## Data to process
..........
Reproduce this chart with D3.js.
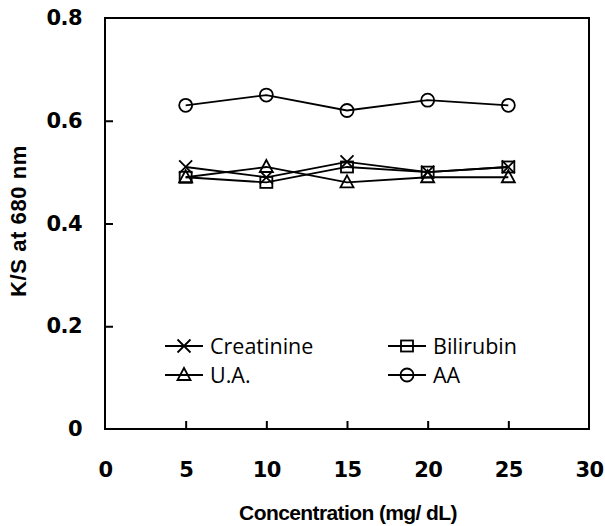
..........
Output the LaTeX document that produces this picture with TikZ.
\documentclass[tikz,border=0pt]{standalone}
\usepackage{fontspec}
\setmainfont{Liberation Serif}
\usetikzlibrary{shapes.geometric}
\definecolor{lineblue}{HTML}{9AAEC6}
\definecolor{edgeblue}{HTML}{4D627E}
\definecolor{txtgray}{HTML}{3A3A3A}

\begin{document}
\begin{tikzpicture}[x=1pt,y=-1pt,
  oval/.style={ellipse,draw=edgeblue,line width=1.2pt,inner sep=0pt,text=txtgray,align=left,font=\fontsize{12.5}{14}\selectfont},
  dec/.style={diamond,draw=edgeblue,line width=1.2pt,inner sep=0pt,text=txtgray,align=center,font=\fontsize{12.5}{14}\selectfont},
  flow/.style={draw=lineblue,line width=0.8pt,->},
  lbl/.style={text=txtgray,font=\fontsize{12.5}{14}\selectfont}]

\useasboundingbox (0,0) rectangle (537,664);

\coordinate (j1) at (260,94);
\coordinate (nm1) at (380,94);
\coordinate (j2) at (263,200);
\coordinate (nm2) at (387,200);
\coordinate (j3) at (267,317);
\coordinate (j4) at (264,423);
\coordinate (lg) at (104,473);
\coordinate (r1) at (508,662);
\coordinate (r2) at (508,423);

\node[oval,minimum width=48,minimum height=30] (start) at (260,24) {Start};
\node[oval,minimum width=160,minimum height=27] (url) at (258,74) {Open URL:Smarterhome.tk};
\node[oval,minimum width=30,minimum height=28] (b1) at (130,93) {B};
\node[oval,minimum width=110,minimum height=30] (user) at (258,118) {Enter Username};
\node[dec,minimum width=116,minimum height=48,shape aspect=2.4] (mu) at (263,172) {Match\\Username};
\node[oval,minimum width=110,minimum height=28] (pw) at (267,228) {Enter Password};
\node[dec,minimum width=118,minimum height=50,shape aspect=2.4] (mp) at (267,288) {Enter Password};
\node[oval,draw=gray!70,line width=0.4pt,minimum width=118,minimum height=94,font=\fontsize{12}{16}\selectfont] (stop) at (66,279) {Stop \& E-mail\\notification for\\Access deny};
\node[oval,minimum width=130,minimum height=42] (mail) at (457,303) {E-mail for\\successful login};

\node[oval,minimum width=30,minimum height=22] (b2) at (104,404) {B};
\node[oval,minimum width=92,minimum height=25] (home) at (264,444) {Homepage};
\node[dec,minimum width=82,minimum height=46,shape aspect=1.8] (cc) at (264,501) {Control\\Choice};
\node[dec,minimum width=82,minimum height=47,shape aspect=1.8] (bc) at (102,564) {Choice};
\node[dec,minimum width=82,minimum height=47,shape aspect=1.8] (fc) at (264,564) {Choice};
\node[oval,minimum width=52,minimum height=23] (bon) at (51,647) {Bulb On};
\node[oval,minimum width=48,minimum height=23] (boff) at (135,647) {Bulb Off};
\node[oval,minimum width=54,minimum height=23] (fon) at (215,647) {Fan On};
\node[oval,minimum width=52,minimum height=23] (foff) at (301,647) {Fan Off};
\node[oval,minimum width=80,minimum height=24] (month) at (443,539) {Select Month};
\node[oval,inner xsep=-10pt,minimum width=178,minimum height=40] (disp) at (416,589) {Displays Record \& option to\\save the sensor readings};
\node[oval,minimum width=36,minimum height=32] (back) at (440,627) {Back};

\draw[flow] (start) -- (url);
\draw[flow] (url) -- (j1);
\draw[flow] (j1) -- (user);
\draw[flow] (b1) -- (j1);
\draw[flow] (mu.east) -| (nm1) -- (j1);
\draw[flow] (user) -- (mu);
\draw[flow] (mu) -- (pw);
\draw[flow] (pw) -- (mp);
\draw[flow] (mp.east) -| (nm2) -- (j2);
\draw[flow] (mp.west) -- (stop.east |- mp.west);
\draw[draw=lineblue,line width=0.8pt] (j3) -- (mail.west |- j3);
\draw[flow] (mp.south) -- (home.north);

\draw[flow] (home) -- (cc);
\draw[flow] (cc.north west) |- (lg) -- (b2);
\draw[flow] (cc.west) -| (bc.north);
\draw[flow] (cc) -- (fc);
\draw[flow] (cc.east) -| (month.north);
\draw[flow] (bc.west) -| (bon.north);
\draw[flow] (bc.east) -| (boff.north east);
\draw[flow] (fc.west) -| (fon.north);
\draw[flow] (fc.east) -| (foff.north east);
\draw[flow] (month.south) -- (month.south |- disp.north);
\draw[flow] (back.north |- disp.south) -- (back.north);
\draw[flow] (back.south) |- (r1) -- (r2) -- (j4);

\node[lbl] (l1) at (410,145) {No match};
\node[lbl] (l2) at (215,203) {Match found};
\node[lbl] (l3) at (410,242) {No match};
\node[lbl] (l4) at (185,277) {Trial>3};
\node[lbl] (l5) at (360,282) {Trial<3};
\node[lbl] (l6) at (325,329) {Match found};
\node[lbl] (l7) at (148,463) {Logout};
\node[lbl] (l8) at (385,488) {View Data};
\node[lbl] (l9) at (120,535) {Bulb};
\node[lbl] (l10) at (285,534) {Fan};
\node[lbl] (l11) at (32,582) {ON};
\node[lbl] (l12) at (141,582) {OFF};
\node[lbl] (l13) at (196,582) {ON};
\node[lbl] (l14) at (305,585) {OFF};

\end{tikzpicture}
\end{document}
..........
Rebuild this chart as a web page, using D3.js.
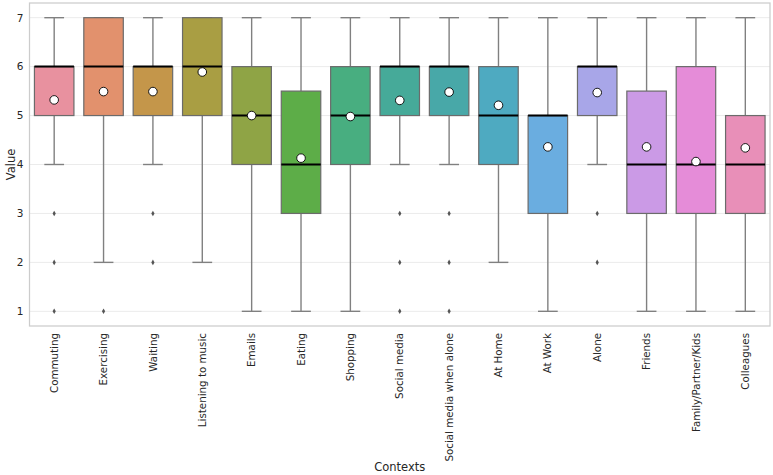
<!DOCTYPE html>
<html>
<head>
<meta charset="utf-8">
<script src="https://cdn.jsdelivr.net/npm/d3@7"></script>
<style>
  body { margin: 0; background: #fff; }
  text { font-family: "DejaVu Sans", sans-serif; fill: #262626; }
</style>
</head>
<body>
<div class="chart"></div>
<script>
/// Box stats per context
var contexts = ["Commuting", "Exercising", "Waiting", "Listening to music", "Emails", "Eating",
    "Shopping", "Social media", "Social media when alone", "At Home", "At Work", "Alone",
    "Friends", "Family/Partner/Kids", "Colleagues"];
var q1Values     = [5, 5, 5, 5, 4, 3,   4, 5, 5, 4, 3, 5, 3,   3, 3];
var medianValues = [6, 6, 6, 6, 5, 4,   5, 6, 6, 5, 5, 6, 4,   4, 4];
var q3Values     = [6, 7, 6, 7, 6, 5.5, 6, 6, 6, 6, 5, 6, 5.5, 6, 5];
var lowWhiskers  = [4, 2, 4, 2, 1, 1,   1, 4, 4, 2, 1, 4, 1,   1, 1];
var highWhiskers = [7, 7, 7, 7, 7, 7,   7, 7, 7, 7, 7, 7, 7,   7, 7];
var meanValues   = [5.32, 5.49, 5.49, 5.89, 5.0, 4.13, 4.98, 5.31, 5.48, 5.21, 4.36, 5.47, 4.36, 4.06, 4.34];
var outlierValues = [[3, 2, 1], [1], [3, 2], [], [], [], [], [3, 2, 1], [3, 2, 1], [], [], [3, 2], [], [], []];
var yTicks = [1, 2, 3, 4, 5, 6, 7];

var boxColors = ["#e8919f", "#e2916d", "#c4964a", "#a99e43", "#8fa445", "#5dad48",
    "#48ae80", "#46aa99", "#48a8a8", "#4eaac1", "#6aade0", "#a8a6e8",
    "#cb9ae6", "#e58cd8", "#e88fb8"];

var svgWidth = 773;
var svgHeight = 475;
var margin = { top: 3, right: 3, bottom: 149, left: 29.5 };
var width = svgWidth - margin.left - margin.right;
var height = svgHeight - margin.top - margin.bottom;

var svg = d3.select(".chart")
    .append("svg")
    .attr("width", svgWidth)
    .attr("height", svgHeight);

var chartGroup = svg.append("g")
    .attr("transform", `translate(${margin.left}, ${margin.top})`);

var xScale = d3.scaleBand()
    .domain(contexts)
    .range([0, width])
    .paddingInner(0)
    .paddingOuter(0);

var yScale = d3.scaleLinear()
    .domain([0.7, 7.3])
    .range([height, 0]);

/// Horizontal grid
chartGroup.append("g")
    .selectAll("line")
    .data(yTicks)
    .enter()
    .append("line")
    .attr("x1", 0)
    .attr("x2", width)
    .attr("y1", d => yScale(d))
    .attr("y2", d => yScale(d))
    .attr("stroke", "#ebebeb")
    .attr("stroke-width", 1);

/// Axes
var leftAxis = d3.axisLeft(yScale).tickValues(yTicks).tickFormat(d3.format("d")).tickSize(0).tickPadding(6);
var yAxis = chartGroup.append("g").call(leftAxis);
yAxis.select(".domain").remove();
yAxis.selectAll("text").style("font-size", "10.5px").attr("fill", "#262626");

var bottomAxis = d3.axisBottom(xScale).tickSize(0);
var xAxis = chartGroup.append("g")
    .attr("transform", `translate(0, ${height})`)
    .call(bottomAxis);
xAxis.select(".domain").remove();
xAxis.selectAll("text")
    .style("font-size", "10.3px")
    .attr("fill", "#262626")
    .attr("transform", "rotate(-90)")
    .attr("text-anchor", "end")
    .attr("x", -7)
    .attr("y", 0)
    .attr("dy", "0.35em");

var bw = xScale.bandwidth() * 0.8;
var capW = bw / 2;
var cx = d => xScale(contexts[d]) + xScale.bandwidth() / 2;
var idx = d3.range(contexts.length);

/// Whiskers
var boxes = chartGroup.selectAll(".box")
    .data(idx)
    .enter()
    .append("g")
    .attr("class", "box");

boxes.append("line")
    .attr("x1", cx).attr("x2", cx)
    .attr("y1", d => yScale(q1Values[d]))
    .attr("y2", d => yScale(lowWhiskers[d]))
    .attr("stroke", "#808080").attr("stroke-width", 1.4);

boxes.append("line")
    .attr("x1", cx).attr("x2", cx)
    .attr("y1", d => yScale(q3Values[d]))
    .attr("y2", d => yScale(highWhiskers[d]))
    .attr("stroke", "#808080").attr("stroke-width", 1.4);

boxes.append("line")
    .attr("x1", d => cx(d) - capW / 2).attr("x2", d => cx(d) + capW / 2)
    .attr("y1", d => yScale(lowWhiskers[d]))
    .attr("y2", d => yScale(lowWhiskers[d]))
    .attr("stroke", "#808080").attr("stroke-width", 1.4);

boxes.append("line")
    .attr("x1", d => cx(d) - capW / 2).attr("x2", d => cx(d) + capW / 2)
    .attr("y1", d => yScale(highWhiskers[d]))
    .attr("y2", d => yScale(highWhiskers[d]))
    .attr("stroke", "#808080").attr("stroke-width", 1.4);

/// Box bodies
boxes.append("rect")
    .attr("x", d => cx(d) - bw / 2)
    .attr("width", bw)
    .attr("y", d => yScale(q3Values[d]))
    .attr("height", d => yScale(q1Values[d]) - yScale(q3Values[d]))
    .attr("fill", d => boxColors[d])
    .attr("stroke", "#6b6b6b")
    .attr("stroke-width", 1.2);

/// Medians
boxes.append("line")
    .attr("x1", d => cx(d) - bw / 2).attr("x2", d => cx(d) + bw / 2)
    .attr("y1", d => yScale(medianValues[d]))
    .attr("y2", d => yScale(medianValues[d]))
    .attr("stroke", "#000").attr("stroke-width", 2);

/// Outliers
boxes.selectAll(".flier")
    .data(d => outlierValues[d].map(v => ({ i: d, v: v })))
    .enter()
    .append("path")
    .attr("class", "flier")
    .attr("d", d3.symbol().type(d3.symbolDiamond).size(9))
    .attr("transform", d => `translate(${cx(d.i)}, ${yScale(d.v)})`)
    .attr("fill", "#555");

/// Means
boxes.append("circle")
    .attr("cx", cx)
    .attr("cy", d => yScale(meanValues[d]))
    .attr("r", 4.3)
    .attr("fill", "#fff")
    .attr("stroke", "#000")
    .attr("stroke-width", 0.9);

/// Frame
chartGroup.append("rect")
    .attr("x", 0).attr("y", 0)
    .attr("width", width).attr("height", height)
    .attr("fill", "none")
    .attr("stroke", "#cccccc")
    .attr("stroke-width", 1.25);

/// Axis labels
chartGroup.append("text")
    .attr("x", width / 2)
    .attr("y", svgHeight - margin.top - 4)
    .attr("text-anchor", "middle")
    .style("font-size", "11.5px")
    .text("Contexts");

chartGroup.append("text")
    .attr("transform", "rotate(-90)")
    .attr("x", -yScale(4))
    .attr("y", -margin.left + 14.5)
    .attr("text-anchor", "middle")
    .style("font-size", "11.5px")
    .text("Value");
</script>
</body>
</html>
..........
## The exercise
In the listing above, find the line with "Output the LaTeX" and the line with "(0,0) rectangle (537,664);". Output those two lines and every line between them, exactly as written.

## Correct answer
Output the LaTeX document that produces this picture with TikZ.
\documentclass[tikz,border=0pt]{standalone}
\usepackage{fontspec}
\setmainfont{Liberation Serif}
\usetikzlibrary{shapes.geometric}
\definecolor{lineblue}{HTML}{9AAEC6}
\definecolor{edgeblue}{HTML}{4D627E}
\definecolor{txtgray}{HTML}{3A3A3A}

\begin{document}
\begin{tikzpicture}[x=1pt,y=-1pt,
  oval/.style={ellipse,draw=edgeblue,line width=1.2pt,inner sep=0pt,text=txtgray,align=left,font=\fontsize{12.5}{14}\selectfont},
  dec/.style={diamond,draw=edgeblue,line width=1.2pt,inner sep=0pt,text=txtgray,align=center,font=\fontsize{12.5}{14}\selectfont},
  flow/.style={draw=lineblue,line width=0.8pt,->},
  lbl/.style={text=txtgray,font=\fontsize{12.5}{14}\selectfont}]

\useasboundingbox (0,0) rectangle (537,664);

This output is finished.